The Philippines has accused the Chinese military of aggressive acts in South China Sea areas claimed by Manila, including firing on Filipino fishermen, laying buoys on Filipino islets and harassing an oil exploration vessel.

It called the meeting in an effort to form a united ASEAN front to blunt what it calls China's "illegal" sovereignty claim on all of the sea, including waters lapping the coasts of Southeast Asian countries.

The delegates also endorsed an interim Philippine plan to ease tensions, which calls for identifying disputed areas, Conejos told reporters.

"Not only did we achieve something by endorsing it (the Philippine proposal) to the senior officials' meeting, we were also able to get first of all a reaffirmation of a rules-based approach to a settlement," he said.

Legal experts from the Philippines, Brunei, Malaysia and Vietnam, which all have claims to parts of the sea, attended the meeting.

Experts from Indonesia, Myanmar, Singapore, Thailand were also present, while Cambodia and Laos, the two other countries in the 10-member ASEAN, did not send delegates, Conejos said.

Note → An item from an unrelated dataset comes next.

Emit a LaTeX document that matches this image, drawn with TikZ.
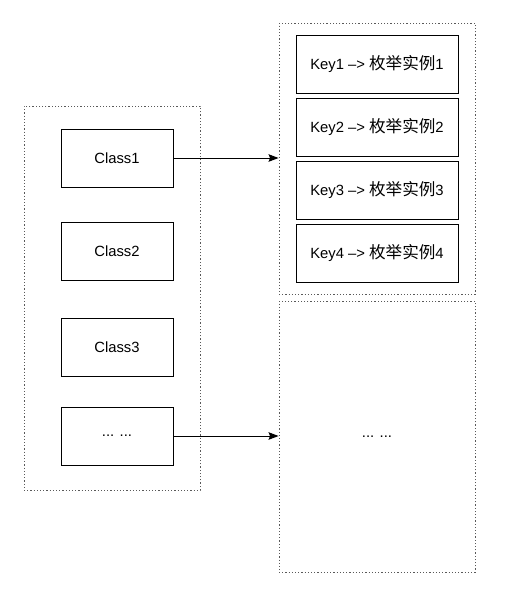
\documentclass[tikz,border=0pt]{standalone}
\usepackage{fontspec}
\setmainfont{Liberation Sans}
\newfontfamily\cjk{Noto Sans CJK SC}[Scale=1.12]
\usetikzlibrary{arrows.meta}
\begin{document}
\begin{tikzpicture}[x=1pt,y=-1pt,
  cont/.style={draw=black!65,line width=0.9pt,dash pattern=on 1.2pt off 2pt,minimum width=#1,inner sep=0pt},
  box/.style={draw=black,line width=1pt,minimum width=#1,minimum height=58pt,inner sep=0pt,font=\fontsize{14.8}{17}\selectfont},
  arr/.style={line width=1pt,-{Stealth[length=10pt,width=7.5pt,inset=1.5pt]}}]
\useasboundingbox[fill=white] (0,0) rectangle (506,592);
\node[cont=196pt,minimum height=271pt] (rtop) at (377,158.5) {};
\node[cont=196pt,minimum height=271pt,font=\fontsize{14.8}{17}\selectfont] (rbot) at (377,436.5) {... ...};
\node[cont=176pt,minimum height=384pt] (left) at (112,298) {};
\node[box=112pt] (c1) at (117,158) {Class1};
\node[box=112pt] (c2) at (117,251) {Class2};
\node[box=112pt] (c3) at (117,347) {Class3};
\node[box=112pt] (cd) at (117,436) {... ...};
\node[box=162pt] (k1) at (377,64) {Key1 –> {\cjk 枚举实例}1};
\node[box=162pt] (k2) at (377,127) {Key2 –> {\cjk 枚举实例}2};
\node[box=162pt] (k3) at (377,190) {Key3 –> {\cjk 枚举实例}3};
\node[box=162pt] (k4) at (377,253) {Key4 –> {\cjk 枚举实例}4};
\draw[arr] (c1.east) -- (c1.east -| rtop.west);
\draw[arr] (cd.east) -- (cd.east -| rbot.west);
\end{tikzpicture}
\end{document}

Conejos said the experts' report would be tabled at the ASEAN senior officials' meeting in Indonesia next month, for possible endorsement by foreign ministers and eventually its leaders at a summit there in November.

China should not take umbrage at the Philippine initiative because it was an attempt to advance an earlier agreement by ASEAN and China to eventually set up a code of conduct in the disputed areas, he added.

"Maritime territorial disputes will take generations to be (resolved)," he said. "In the meantime... this is what we propose to do."

The Philippines acknowledges the Spratly islands, that reputedly sit on vast oil and gas deposits and which lie near important sea lanes, is in a disputed part of the sea, meaning China and other nations have legitimate rival claims.

But it insists nearby areas where it has recently granted oil and gas exploration permits are parts of its territory.